__PROVIDED DATA__
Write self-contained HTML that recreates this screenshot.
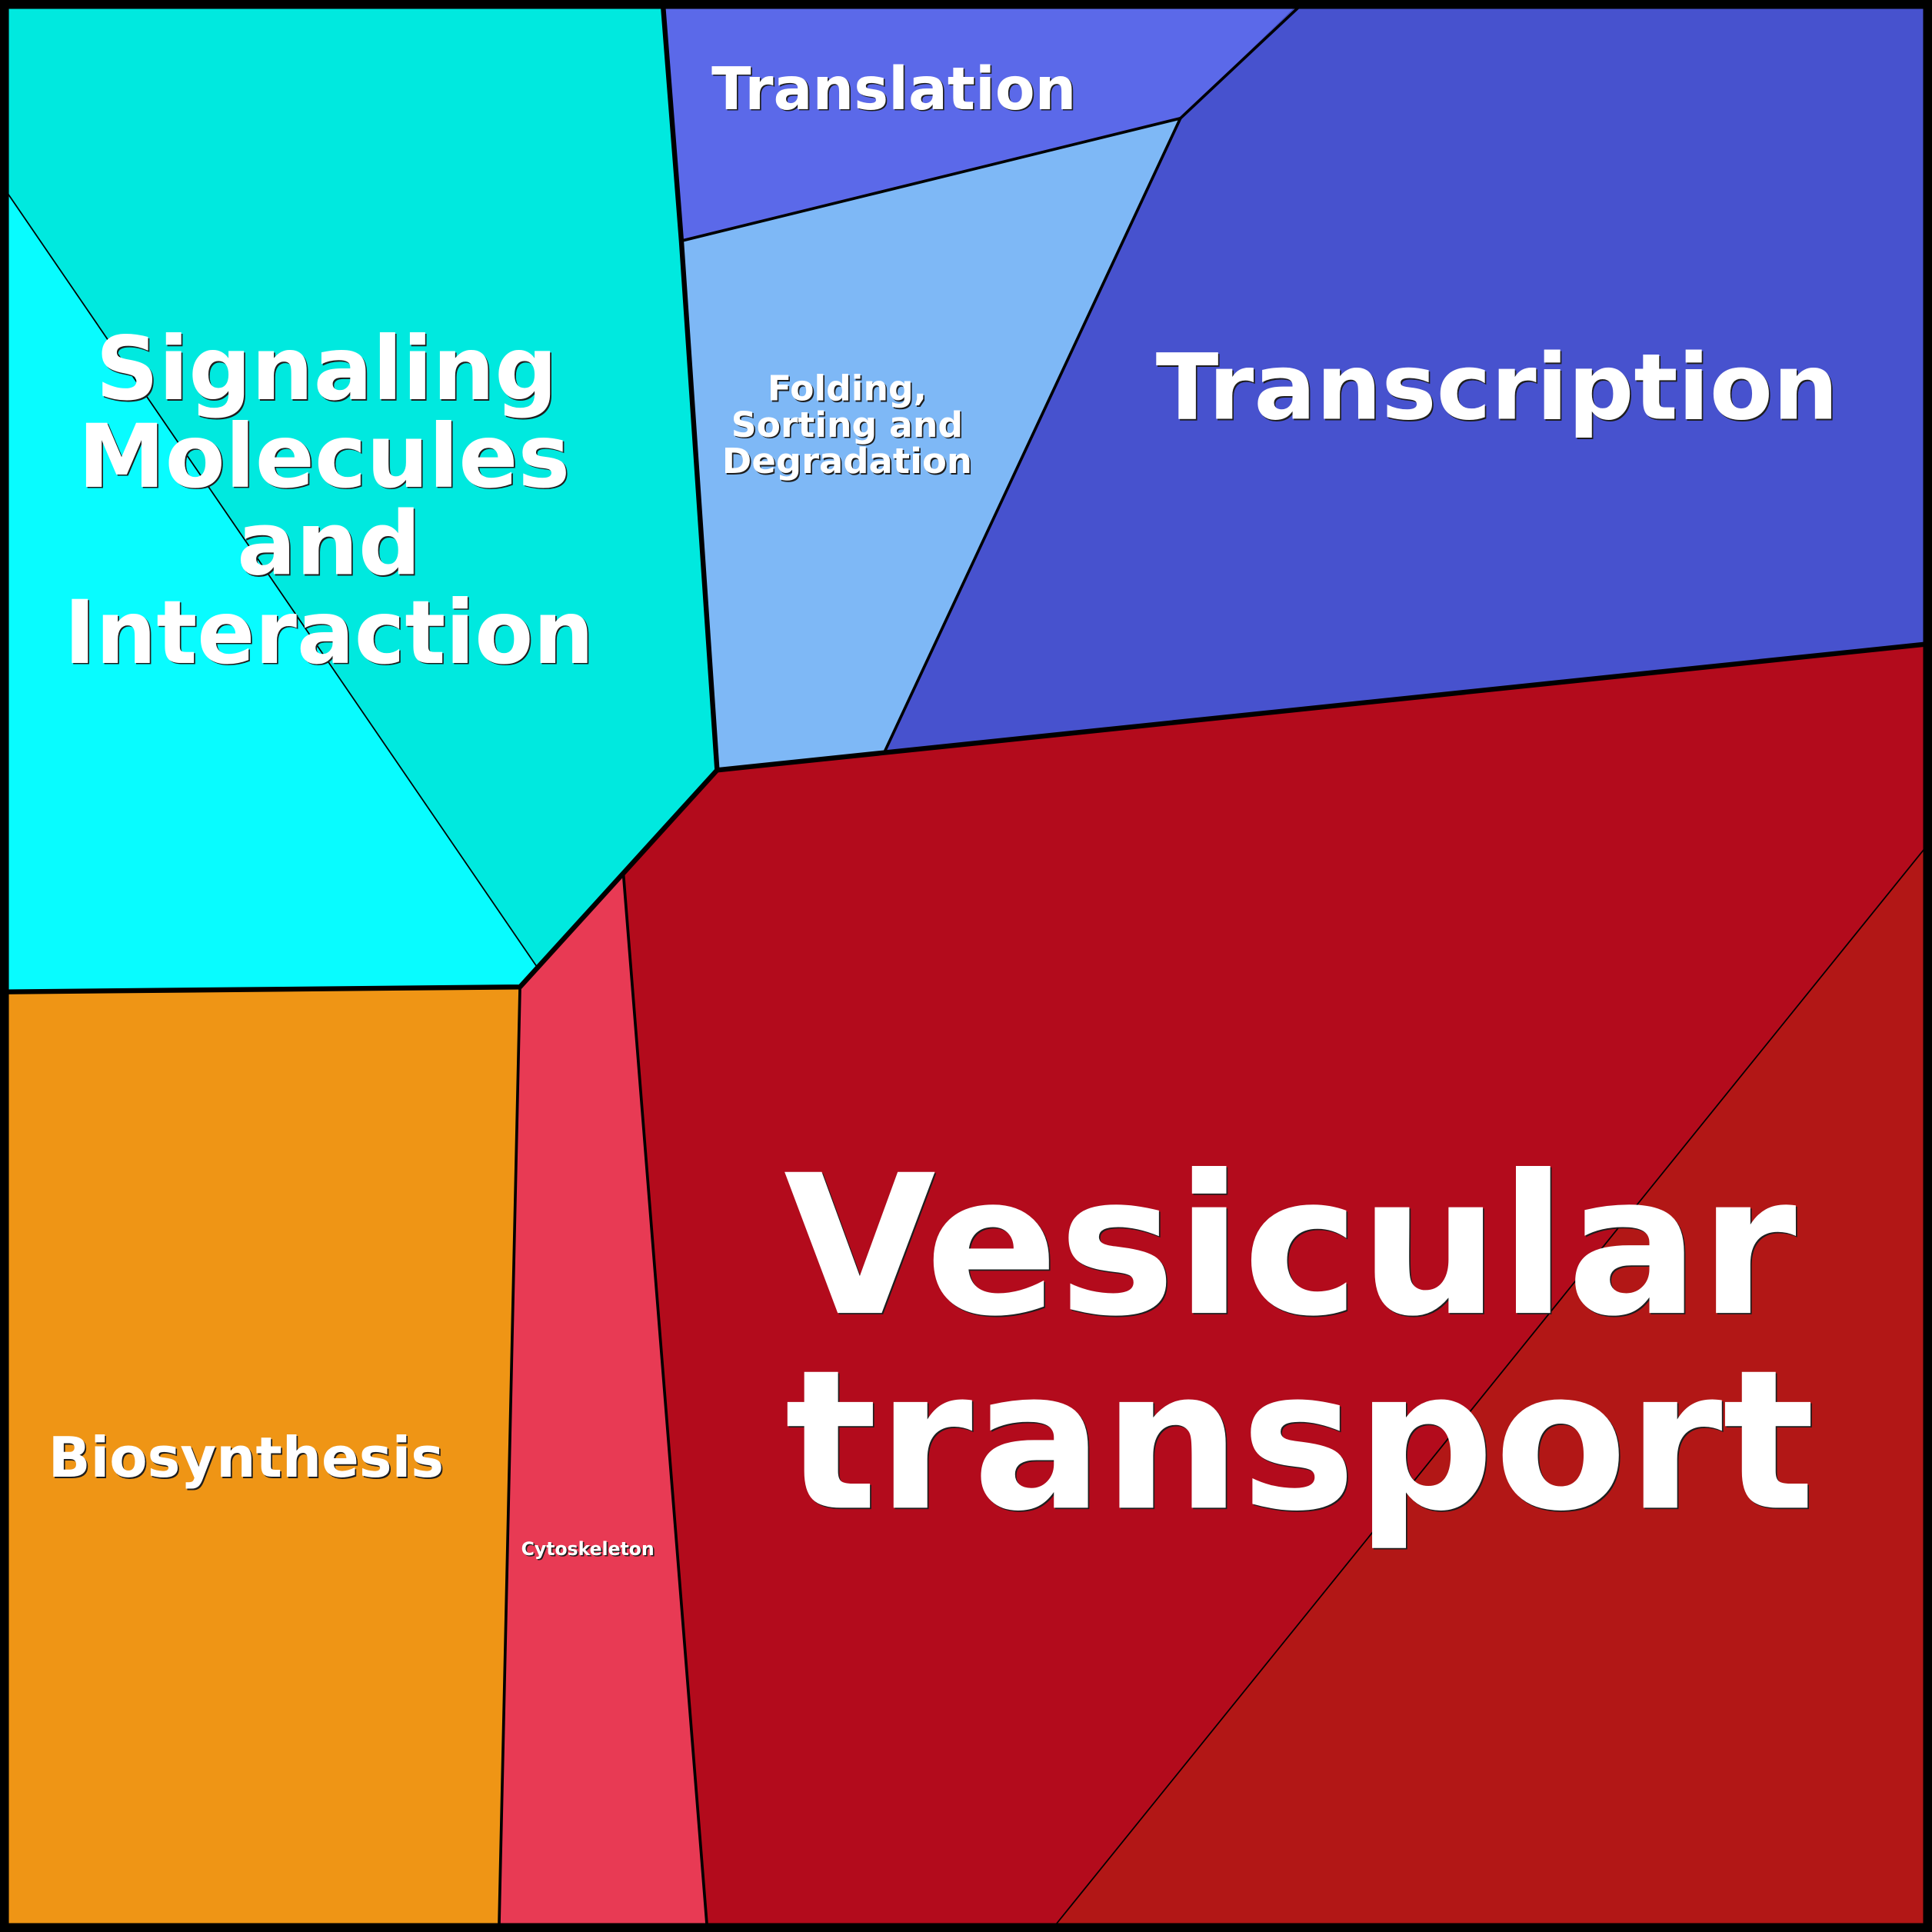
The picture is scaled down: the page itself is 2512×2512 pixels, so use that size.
<!DOCTYPE html>
<html>
<head>
<meta charset="utf-8">
<style>
  html, body { margin: 0; padding: 0; background: #000; }
  svg { display: block; }
  text { font-family: "DejaVu Sans", "Liberation Sans", sans-serif; font-weight: bold; }
</style>
</head>
<body>
<svg xmlns="http://www.w3.org/2000/svg" width="2512" height="2512" viewBox="0 0 1568 1568">
  <!-- Signaling region (dark cyan) -->
  <polygon points="0,0 538,0 553,195.5 582,625 422,801 0,805" fill="#00E9DF"/>
  <!-- Signaling light cyan sub-region -->
  <polygon points="0,147.8 436,785 422,801 0,805" fill="#08FCFF"/>
  <!-- Translation -->
  <polygon points="538,0 1057,0 958,96 553,195.5" fill="#5B69E9"/>
  <!-- Folding -->
  <polygon points="553,195.5 958,96 718,610 582,625" fill="#7EB8F6"/>
  <!-- Transcription -->
  <polygon points="1057,0 1568,0 1568,522.5 718,610 958,96" fill="#4752CE"/>
  <!-- Vesicular transport -->
  <polygon points="582,625 1568,522.5 1568,1568 574,1568 506,710" fill="#B30B1C"/>
  <!-- Vesicular lower-right -->
  <polygon points="1568,681.3 1568,1568 852,1568" fill="#B21716"/>
  <!-- Cytoskeleton -->
  <polygon points="506,710 574,1568 405,1568 422,801" fill="#E83A54"/>
  <!-- Biosynthesis -->
  <polygon points="0,805 422,801 405,1568 0,1568" fill="#EF9515"/>

  <!-- thin lines -->
  <line x1="0" y1="147.8" x2="436" y2="785" stroke="#000" stroke-width="1.1"/>
  <line x1="1568" y1="681.3" x2="852" y2="1568" stroke="#000" stroke-width="1.1"/>

  <!-- medium lines -->
  <g stroke="#000" stroke-width="2.3" fill="none" stroke-linejoin="round" stroke-linecap="round">
    <polyline points="553,195.5 958,96 1057,3"/>
    <line x1="958" y1="96" x2="718" y2="610"/>
    <line x1="506" y1="710" x2="574" y2="1566"/>
    <line x1="422" y1="801" x2="405" y2="1566"/>
  </g>

  <!-- thick lines -->
  <g stroke="#000" stroke-width="4" fill="none" stroke-linejoin="round" stroke-linecap="round">
    <polyline points="538,3 553,195.5 582,625 1566,522.5"/>
    <polyline points="582,625 422,801 3,805"/>
  </g>

  <!-- outer border -->
  <rect x="3.6" y="3.6" width="1560.8" height="1560.8" fill="none" stroke="#000" stroke-width="7.2"/>

  <!-- Labels: shadow copies -->
  <g fill="#1e1e1e" transform="translate(1.1,1.1)" text-anchor="middle">
    <text x="725.5" y="88.6" font-size="48" textLength="296" lengthAdjust="spacingAndGlyphs">Translation</text>
    <text x="1215" y="340" font-size="74" textLength="554" lengthAdjust="spacingAndGlyphs">Transcription</text>
    <text x="687.5" y="325" font-size="28.5">Folding,</text>
    <text x="687.5" y="354.5" font-size="28.5">Sorting and</text>
    <text x="687.5" y="384" font-size="28.5" textLength="203" lengthAdjust="spacingAndGlyphs">Degradation</text>
    <text x="265" y="324" font-size="71">Signaling</text>
    <text x="263" y="395" font-size="71">Molecules</text>
    <text x="267" y="466" font-size="71">and</text>
    <text x="267" y="538" font-size="71" textLength="430" lengthAdjust="spacingAndGlyphs">Interaction</text>
    <text x="199.7" y="1198.5" font-size="45" textLength="321" lengthAdjust="spacingAndGlyphs">Biosynthesis</text>
    <text x="477" y="1262" font-size="15" textLength="108" lengthAdjust="spacingAndGlyphs">Cytoskeleton</text>
    <text x="1047" y="1065.6" font-size="157" textLength="822" lengthAdjust="spacingAndGlyphs">Vesicular</text>
    <text x="1055" y="1223.7" font-size="157" textLength="836" lengthAdjust="spacingAndGlyphs">transport</text>
  </g>
  <!-- Labels: white -->
  <g fill="#FFFFFF" text-anchor="middle">
    <text x="725.5" y="88.6" font-size="48" textLength="296" lengthAdjust="spacingAndGlyphs">Translation</text>
    <text x="1215" y="340" font-size="74" textLength="554" lengthAdjust="spacingAndGlyphs">Transcription</text>
    <text x="687.5" y="325" font-size="28.5">Folding,</text>
    <text x="687.5" y="354.5" font-size="28.5">Sorting and</text>
    <text x="687.5" y="384" font-size="28.5" textLength="203" lengthAdjust="spacingAndGlyphs">Degradation</text>
    <text x="265" y="324" font-size="71">Signaling</text>
    <text x="263" y="395" font-size="71">Molecules</text>
    <text x="267" y="466" font-size="71">and</text>
    <text x="267" y="538" font-size="71" textLength="430" lengthAdjust="spacingAndGlyphs">Interaction</text>
    <text x="199.7" y="1198.5" font-size="45" textLength="321" lengthAdjust="spacingAndGlyphs">Biosynthesis</text>
    <text x="477" y="1262" font-size="15" textLength="108" lengthAdjust="spacingAndGlyphs">Cytoskeleton</text>
    <text x="1047" y="1065.6" font-size="157" textLength="822" lengthAdjust="spacingAndGlyphs">Vesicular</text>
    <text x="1055" y="1223.7" font-size="157" textLength="836" lengthAdjust="spacingAndGlyphs">transport</text>
  </g>
</svg>
</body>
</html>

__INSTRUCTIONS FOR THE TASK__
Reproduce the full listing faithfully, but do not carry over any pictures.

__SOLUTION TO THIS TASK__
Write self-contained HTML that recreates this screenshot.
The picture is scaled down: the page itself is 2512×2512 pixels, so use that size.
<!DOCTYPE html>
<html>
<head>
<meta charset="utf-8">
<style>
  html, body { margin: 0; padding: 0; background: #000; }
  svg { display: block; }
  text { font-family: "DejaVu Sans", "Liberation Sans", sans-serif; font-weight: bold; }
</style>
</head>
<body>
<svg xmlns="http://www.w3.org/2000/svg" width="2512" height="2512" viewBox="0 0 1568 1568">
  <!-- Signaling region (dark cyan) -->
  <polygon points="0,0 538,0 553,195.5 582,625 422,801 0,805" fill="#00E9DF"/>
  <!-- Signaling light cyan sub-region -->
  <polygon points="0,147.8 436,785 422,801 0,805" fill="#08FCFF"/>
  <!-- Translation -->
  <polygon points="538,0 1057,0 958,96 553,195.5" fill="#5B69E9"/>
  <!-- Folding -->
  <polygon points="553,195.5 958,96 718,610 582,625" fill="#7EB8F6"/>
  <!-- Transcription -->
  <polygon points="1057,0 1568,0 1568,522.5 718,610 958,96" fill="#4752CE"/>
  <!-- Vesicular transport -->
  <polygon points="582,625 1568,522.5 1568,1568 574,1568 506,710" fill="#B30B1C"/>
  <!-- Vesicular lower-right -->
  <polygon points="1568,681.3 1568,1568 852,1568" fill="#B21716"/>
  <!-- Cytoskeleton -->
  <polygon points="506,710 574,1568 405,1568 422,801" fill="#E83A54"/>
  <!-- Biosynthesis -->
  <polygon points="0,805 422,801 405,1568 0,1568" fill="#EF9515"/>

  <!-- thin lines -->
  <line x1="0" y1="147.8" x2="436" y2="785" stroke="#000" stroke-width="1.1"/>
  <line x1="1568" y1="681.3" x2="852" y2="1568" stroke="#000" stroke-width="1.1"/>

  <!-- medium lines -->
  <g stroke="#000" stroke-width="2.3" fill="none" stroke-linejoin="round" stroke-linecap="round">
    <polyline points="553,195.5 958,96 1057,3"/>
    <line x1="958" y1="96" x2="718" y2="610"/>
    <line x1="506" y1="710" x2="574" y2="1566"/>
    <line x1="422" y1="801" x2="405" y2="1566"/>
  </g>

  <!-- thick lines -->
  <g stroke="#000" stroke-width="4" fill="none" stroke-linejoin="round" stroke-linecap="round">
    <polyline points="538,3 553,195.5 582,625 1566,522.5"/>
    <polyline points="582,625 422,801 3,805"/>
  </g>

  <!-- outer border -->
  <rect x="3.6" y="3.6" width="1560.8" height="1560.8" fill="none" stroke="#000" stroke-width="7.2"/>

  <!-- Labels: shadow copies -->
  <g fill="#1e1e1e" transform="translate(1.1,1.1)" text-anchor="middle">
    <text x="725.5" y="88.6" font-size="48" textLength="296" lengthAdjust="spacingAndGlyphs">Translation</text>
    <text x="1215" y="340" font-size="74" textLength="554" lengthAdjust="spacingAndGlyphs">Transcription</text>
    <text x="687.5" y="325" font-size="28.5">Folding,</text>
    <text x="687.5" y="354.5" font-size="28.5">Sorting and</text>
    <text x="687.5" y="384" font-size="28.5" textLength="203" lengthAdjust="spacingAndGlyphs">Degradation</text>
    <text x="265" y="324" font-size="71">Signaling</text>
    <text x="263" y="395" font-size="71">Molecules</text>
    <text x="267" y="466" font-size="71">and</text>
    <text x="267" y="538" font-size="71" textLength="430" lengthAdjust="spacingAndGlyphs">Interaction</text>
    <text x="199.7" y="1198.5" font-size="45" textLength="321" lengthAdjust="spacingAndGlyphs">Biosynthesis</text>
    <text x="477" y="1262" font-size="15" textLength="108" lengthAdjust="spacingAndGlyphs">Cytoskeleton</text>
    <text x="1047" y="1065.6" font-size="157" textLength="822" lengthAdjust="spacingAndGlyphs">Vesicular</text>
    <text x="1055" y="1223.7" font-size="157" textLength="836" lengthAdjust="spacingAndGlyphs">transport</text>
  </g>
  <!-- Labels: white -->
  <g fill="#FFFFFF" text-anchor="middle">
    <text x="725.5" y="88.6" font-size="48" textLength="296" lengthAdjust="spacingAndGlyphs">Translation</text>
    <text x="1215" y="340" font-size="74" textLength="554" lengthAdjust="spacingAndGlyphs">Transcription</text>
    <text x="687.5" y="325" font-size="28.5">Folding,</text>
    <text x="687.5" y="354.5" font-size="28.5">Sorting and</text>
    <text x="687.5" y="384" font-size="28.5" textLength="203" lengthAdjust="spacingAndGlyphs">Degradation</text>
    <text x="265" y="324" font-size="71">Signaling</text>
    <text x="263" y="395" font-size="71">Molecules</text>
    <text x="267" y="466" font-size="71">and</text>
    <text x="267" y="538" font-size="71" textLength="430" lengthAdjust="spacingAndGlyphs">Interaction</text>
    <text x="199.7" y="1198.5" font-size="45" textLength="321" lengthAdjust="spacingAndGlyphs">Biosynthesis</text>
    <text x="477" y="1262" font-size="15" textLength="108" lengthAdjust="spacingAndGlyphs">Cytoskeleton</text>
    <text x="1047" y="1065.6" font-size="157" textLength="822" lengthAdjust="spacingAndGlyphs">Vesicular</text>
    <text x="1055" y="1223.7" font-size="157" textLength="836" lengthAdjust="spacingAndGlyphs">transport</text>
  </g>
</svg>
</body>
</html>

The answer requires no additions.